The latest tribute is from former Education Minister Deryck Bernard, during whose tenure Craig was appointed Vice-Chancellor of the University of Guyana. He told Stabroek News in an invited comment that Craig was "one of a large group of academics who emerged from Guyana after the Second World War, who established a reputation for Guyana as a place which produced learned men and women in all fields, which has not yet been completely tarnished by modern events and circumstances."

He describes him as "an urbane and widely-read man of letters in the old-fashioned sense of the word, able to appreciate the whole gamut of literary, cultural and social dimensions of our existence. He was for example a poet of no mean order and had a fine eye for good painting and sculpture."

Bernard, who is now Dean of UG's School of the Arts and Humanities, said that Craig had a distinguished career in education and academia. He recalled that Craig, after serving as a young teacher, studied economics and served as headmaster at Mackenzie High School.

He then moved to linguistics and became a leading figure in language studies, and subsequently built a career as a leading expert in education development relating not only to language but the whole gamut of education reform.

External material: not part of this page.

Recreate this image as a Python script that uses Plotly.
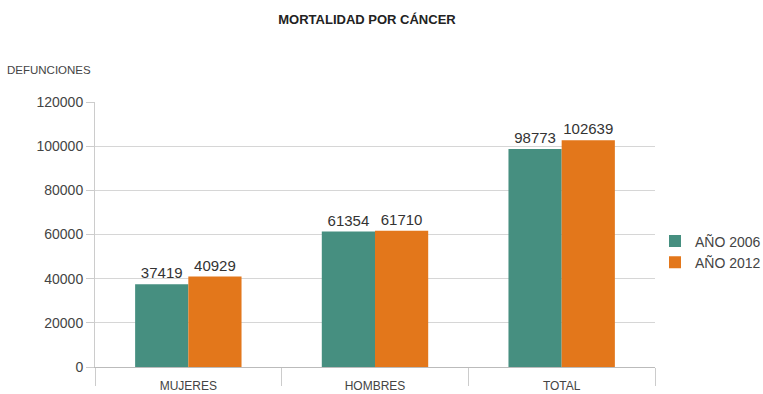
import plotly.graph_objects as go

categories = ["MUJERES", "HOMBRES", "TOTAL"]
series_names = ["AÑO 2006", "AÑO 2012"]
values_2006 = [37419, 61354, 98773]
values_2012 = [40929, 61710, 102639]
y_ticks = [0, 20000, 40000, 60000, 80000, 100000, 120000]

colors = ["#468F80", "#E3771B"]
font_family = "'Liberation Sans', Arial, sans-serif"

fig = go.Figure()
for name, vals, col in zip(series_names, [values_2006, values_2012], colors):
    fig.add_trace(go.Bar(
        x=categories, y=vals, name=name, marker=dict(color=col, line=dict(width=0)),
        text=[str(v) for v in vals], textposition="outside",
        textfont=dict(size=15, color="#333333", family=font_family),
        cliponaxis=False,
    ))

fig.update_layout(
    width=763, height=394,
    margin=dict(l=95, r=108, t=102, b=27, autoexpand=False),
    paper_bgcolor="white", plot_bgcolor="white",
    barmode="group", bargap=0.43, bargroupgap=0,
    font=dict(family=font_family, color="#444444", size=12),
    title=dict(text="<b>MORTALIDAD POR CÁNCER</b>", x=0.481, xanchor="center", y=0.95, yanchor="middle",
               font=dict(size=13, color="#222222", family=font_family)),
    legend=dict(x=1.0, xanchor="left", y=0.434, yanchor="middle", font=dict(size=14, color="#444444"),
                itemwidth=30, tracegroupgap=2, bgcolor="rgba(0,0,0,0)"),
    xaxis=dict(showline=True, linecolor="#bbbbbb", linewidth=1, tickson="boundaries",
               ticks="outside", ticklen=18, tickcolor="#cccccc", showgrid=False,
               ticklabelstandoff=8, automargin=False,
               tickfont=dict(size=12, color="#444444")),
    yaxis=dict(range=[0, 120000], tickvals=y_ticks, ticktext=[str(v) for v in y_ticks],
               showgrid=True, gridcolor="#d6d6d6", automargin=False,
               showline=True, linecolor="#cccccc", ticks="outside", ticklen=8, tickcolor="#cccccc",
               tickfont=dict(size=14, color="#444444"), zeroline=False),
    annotations=[dict(text="DEFUNCIONES", xref="paper", yref="paper", x=-0.16, y=1.12,
                      xanchor="left", yanchor="middle", showarrow=False,
                      font=dict(size=11.5, color="#444444"))],
)

fig.write_html("out.html")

Bernard said that when Craig retired from the University of the West Indies, he returned to Guyana to serve in the establishment of the newly created National Centre for Education Research and Development (NCERD) and that "its structure and influence is due in no small measure to his vision and expertise".

Craig, according to Bernard, "crowned his career by accepting the Vice- Chancellorship of UG where he did much to revitalise the emphasis on research and quality. He left the university in unfortunate circumstances before he was able to complete his vision for restructuring."

At a personal level, Bernard said he is "particularly grateful to him for the support he gave me when I served in the education sector, for he was knowledgeable, wise and hard working.

"He came back to serve his native land with a zeal which was an inspiration to those who were part of that wonderful team which planned the revitalisation of education in the late 80s and 90s. His wife, Prof Zellyne Jennings was in many ways a part of the strong team which did so much for education and Guyana in those years."